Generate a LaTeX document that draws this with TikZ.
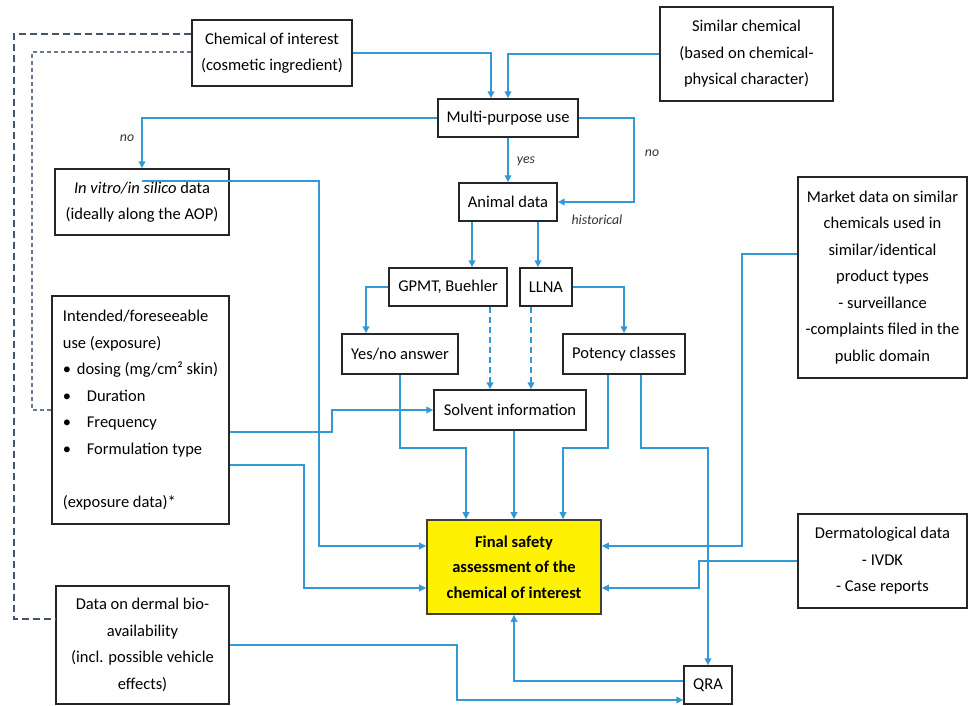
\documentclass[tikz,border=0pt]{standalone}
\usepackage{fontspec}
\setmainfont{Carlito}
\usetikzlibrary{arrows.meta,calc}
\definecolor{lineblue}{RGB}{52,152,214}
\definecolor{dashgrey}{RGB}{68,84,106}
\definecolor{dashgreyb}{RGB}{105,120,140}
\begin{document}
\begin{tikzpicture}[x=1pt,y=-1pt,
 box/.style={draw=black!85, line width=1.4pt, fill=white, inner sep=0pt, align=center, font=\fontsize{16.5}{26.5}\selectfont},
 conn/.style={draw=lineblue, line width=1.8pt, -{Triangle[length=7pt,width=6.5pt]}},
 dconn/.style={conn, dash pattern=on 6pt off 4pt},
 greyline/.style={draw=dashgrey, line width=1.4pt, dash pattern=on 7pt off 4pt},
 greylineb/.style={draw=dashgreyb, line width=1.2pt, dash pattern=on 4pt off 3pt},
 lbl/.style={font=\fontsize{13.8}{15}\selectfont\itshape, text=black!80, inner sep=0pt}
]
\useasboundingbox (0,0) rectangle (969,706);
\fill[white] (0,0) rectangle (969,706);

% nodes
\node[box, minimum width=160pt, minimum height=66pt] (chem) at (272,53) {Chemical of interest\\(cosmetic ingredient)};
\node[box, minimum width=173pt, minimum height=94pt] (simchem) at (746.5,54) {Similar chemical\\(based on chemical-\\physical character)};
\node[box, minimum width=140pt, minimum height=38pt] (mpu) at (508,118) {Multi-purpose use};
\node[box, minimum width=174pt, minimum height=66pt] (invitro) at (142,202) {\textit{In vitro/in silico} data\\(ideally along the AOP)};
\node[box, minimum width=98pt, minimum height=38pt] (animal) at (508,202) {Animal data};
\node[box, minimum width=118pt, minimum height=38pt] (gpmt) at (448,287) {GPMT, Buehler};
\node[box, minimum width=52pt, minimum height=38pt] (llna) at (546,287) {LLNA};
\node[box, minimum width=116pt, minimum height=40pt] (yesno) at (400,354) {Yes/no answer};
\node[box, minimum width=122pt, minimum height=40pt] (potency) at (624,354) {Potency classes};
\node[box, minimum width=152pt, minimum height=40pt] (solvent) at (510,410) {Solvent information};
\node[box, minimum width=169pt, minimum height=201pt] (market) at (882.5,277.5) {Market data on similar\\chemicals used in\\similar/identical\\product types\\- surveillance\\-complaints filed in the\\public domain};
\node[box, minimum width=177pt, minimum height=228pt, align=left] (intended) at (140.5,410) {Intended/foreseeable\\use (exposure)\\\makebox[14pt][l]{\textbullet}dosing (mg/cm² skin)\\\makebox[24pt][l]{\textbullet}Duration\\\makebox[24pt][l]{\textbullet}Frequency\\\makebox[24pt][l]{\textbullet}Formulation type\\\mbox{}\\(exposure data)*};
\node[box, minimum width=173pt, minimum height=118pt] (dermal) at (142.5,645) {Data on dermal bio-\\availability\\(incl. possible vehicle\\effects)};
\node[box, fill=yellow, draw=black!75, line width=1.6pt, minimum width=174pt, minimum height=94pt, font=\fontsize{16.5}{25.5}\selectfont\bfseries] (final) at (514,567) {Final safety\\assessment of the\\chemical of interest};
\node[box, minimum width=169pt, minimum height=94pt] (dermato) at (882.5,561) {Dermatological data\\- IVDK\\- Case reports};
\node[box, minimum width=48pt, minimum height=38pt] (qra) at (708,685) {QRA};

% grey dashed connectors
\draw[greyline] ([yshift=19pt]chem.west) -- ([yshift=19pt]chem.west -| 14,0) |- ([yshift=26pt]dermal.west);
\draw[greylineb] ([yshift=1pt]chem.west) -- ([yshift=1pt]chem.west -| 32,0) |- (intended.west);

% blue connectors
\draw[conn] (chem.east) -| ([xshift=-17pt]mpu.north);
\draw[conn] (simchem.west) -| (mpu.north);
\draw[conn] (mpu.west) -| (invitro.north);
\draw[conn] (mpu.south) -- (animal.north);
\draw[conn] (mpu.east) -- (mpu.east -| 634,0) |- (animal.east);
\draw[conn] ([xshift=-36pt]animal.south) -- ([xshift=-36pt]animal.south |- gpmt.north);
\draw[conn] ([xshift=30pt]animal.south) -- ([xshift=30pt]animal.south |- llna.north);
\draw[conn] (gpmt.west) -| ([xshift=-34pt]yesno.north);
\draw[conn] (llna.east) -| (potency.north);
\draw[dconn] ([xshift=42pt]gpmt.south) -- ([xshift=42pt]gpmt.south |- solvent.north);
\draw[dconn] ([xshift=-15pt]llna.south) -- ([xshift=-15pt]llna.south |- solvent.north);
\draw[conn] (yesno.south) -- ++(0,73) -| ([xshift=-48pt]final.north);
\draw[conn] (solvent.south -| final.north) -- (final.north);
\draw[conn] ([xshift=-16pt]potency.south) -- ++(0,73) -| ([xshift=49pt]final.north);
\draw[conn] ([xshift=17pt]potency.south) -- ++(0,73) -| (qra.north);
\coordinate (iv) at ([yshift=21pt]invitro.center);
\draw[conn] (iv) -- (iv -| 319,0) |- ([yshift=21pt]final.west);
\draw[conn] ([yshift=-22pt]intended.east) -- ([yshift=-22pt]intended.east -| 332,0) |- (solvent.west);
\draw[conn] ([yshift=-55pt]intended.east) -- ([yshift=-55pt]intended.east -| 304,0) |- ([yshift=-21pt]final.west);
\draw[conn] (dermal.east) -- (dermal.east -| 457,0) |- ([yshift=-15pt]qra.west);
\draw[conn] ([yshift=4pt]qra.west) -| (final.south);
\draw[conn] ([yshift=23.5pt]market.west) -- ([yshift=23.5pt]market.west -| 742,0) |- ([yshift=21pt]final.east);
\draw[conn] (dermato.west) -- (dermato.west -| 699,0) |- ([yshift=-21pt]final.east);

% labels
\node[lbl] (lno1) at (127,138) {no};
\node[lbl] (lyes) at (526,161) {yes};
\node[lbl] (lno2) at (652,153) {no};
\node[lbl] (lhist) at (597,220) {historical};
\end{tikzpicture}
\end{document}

• [Problem statement] Leave out the pictures and output the rest of the material exactly as written.

• [Written answer]
Generate a LaTeX document that draws this with TikZ.
\documentclass[tikz,border=0pt]{standalone}
\usepackage{fontspec}
\setmainfont{Carlito}
\usetikzlibrary{arrows.meta,calc}
\definecolor{lineblue}{RGB}{52,152,214}
\definecolor{dashgrey}{RGB}{68,84,106}
\definecolor{dashgreyb}{RGB}{105,120,140}
\begin{document}
\begin{tikzpicture}[x=1pt,y=-1pt,
 box/.style={draw=black!85, line width=1.4pt, fill=white, inner sep=0pt, align=center, font=\fontsize{16.5}{26.5}\selectfont},
 conn/.style={draw=lineblue, line width=1.8pt, -{Triangle[length=7pt,width=6.5pt]}},
 dconn/.style={conn, dash pattern=on 6pt off 4pt},
 greyline/.style={draw=dashgrey, line width=1.4pt, dash pattern=on 7pt off 4pt},
 greylineb/.style={draw=dashgreyb, line width=1.2pt, dash pattern=on 4pt off 3pt},
 lbl/.style={font=\fontsize{13.8}{15}\selectfont\itshape, text=black!80, inner sep=0pt}
]
\useasboundingbox (0,0) rectangle (969,706);
\fill[white] (0,0) rectangle (969,706);

% nodes
\node[box, minimum width=160pt, minimum height=66pt] (chem) at (272,53) {Chemical of interest\\(cosmetic ingredient)};
\node[box, minimum width=173pt, minimum height=94pt] (simchem) at (746.5,54) {Similar chemical\\(based on chemical-\\physical character)};
\node[box, minimum width=140pt, minimum height=38pt] (mpu) at (508,118) {Multi-purpose use};
\node[box, minimum width=174pt, minimum height=66pt] (invitro) at (142,202) {\textit{In vitro/in silico} data\\(ideally along the AOP)};
\node[box, minimum width=98pt, minimum height=38pt] (animal) at (508,202) {Animal data};
\node[box, minimum width=118pt, minimum height=38pt] (gpmt) at (448,287) {GPMT, Buehler};
\node[box, minimum width=52pt, minimum height=38pt] (llna) at (546,287) {LLNA};
\node[box, minimum width=116pt, minimum height=40pt] (yesno) at (400,354) {Yes/no answer};
\node[box, minimum width=122pt, minimum height=40pt] (potency) at (624,354) {Potency classes};
\node[box, minimum width=152pt, minimum height=40pt] (solvent) at (510,410) {Solvent information};
\node[box, minimum width=169pt, minimum height=201pt] (market) at (882.5,277.5) {Market data on similar\\chemicals used in\\similar/identical\\product types\\- surveillance\\-complaints filed in the\\public domain};
\node[box, minimum width=177pt, minimum height=228pt, align=left] (intended) at (140.5,410) {Intended/foreseeable\\use (exposure)\\\makebox[14pt][l]{\textbullet}dosing (mg/cm² skin)\\\makebox[24pt][l]{\textbullet}Duration\\\makebox[24pt][l]{\textbullet}Frequency\\\makebox[24pt][l]{\textbullet}Formulation type\\\mbox{}\\(exposure data)*};
\node[box, minimum width=173pt, minimum height=118pt] (dermal) at (142.5,645) {Data on dermal bio-\\availability\\(incl. possible vehicle\\effects)};
\node[box, fill=yellow, draw=black!75, line width=1.6pt, minimum width=174pt, minimum height=94pt, font=\fontsize{16.5}{25.5}\selectfont\bfseries] (final) at (514,567) {Final safety\\assessment of the\\chemical of interest};
\node[box, minimum width=169pt, minimum height=94pt] (dermato) at (882.5,561) {Dermatological data\\- IVDK\\- Case reports};
\node[box, minimum width=48pt, minimum height=38pt] (qra) at (708,685) {QRA};

% grey dashed connectors
\draw[greyline] ([yshift=19pt]chem.west) -- ([yshift=19pt]chem.west -| 14,0) |- ([yshift=26pt]dermal.west);
\draw[greylineb] ([yshift=1pt]chem.west) -- ([yshift=1pt]chem.west -| 32,0) |- (intended.west);

% blue connectors
\draw[conn] (chem.east) -| ([xshift=-17pt]mpu.north);
\draw[conn] (simchem.west) -| (mpu.north);
\draw[conn] (mpu.west) -| (invitro.north);
\draw[conn] (mpu.south) -- (animal.north);
\draw[conn] (mpu.east) -- (mpu.east -| 634,0) |- (animal.east);
\draw[conn] ([xshift=-36pt]animal.south) -- ([xshift=-36pt]animal.south |- gpmt.north);
\draw[conn] ([xshift=30pt]animal.south) -- ([xshift=30pt]animal.south |- llna.north);
\draw[conn] (gpmt.west) -| ([xshift=-34pt]yesno.north);
\draw[conn] (llna.east) -| (potency.north);
\draw[dconn] ([xshift=42pt]gpmt.south) -- ([xshift=42pt]gpmt.south |- solvent.north);
\draw[dconn] ([xshift=-15pt]llna.south) -- ([xshift=-15pt]llna.south |- solvent.north);
\draw[conn] (yesno.south) -- ++(0,73) -| ([xshift=-48pt]final.north);
\draw[conn] (solvent.south -| final.north) -- (final.north);
\draw[conn] ([xshift=-16pt]potency.south) -- ++(0,73) -| ([xshift=49pt]final.north);
\draw[conn] ([xshift=17pt]potency.south) -- ++(0,73) -| (qra.north);
\coordinate (iv) at ([yshift=21pt]invitro.center);
\draw[conn] (iv) -- (iv -| 319,0) |- ([yshift=21pt]final.west);
\draw[conn] ([yshift=-22pt]intended.east) -- ([yshift=-22pt]intended.east -| 332,0) |- (solvent.west);
\draw[conn] ([yshift=-55pt]intended.east) -- ([yshift=-55pt]intended.east -| 304,0) |- ([yshift=-21pt]final.west);
\draw[conn] (dermal.east) -- (dermal.east -| 457,0) |- ([yshift=-15pt]qra.west);
\draw[conn] ([yshift=4pt]qra.west) -| (final.south);
\draw[conn] ([yshift=23.5pt]market.west) -- ([yshift=23.5pt]market.west -| 742,0) |- ([yshift=21pt]final.east);
\draw[conn] (dermato.west) -- (dermato.west -| 699,0) |- ([yshift=-21pt]final.east);

% labels
\node[lbl] (lno1) at (127,138) {no};
\node[lbl] (lyes) at (526,161) {yes};
\node[lbl] (lno2) at (652,153) {no};
\node[lbl] (lhist) at (597,220) {historical};
\end{tikzpicture}
\end{document}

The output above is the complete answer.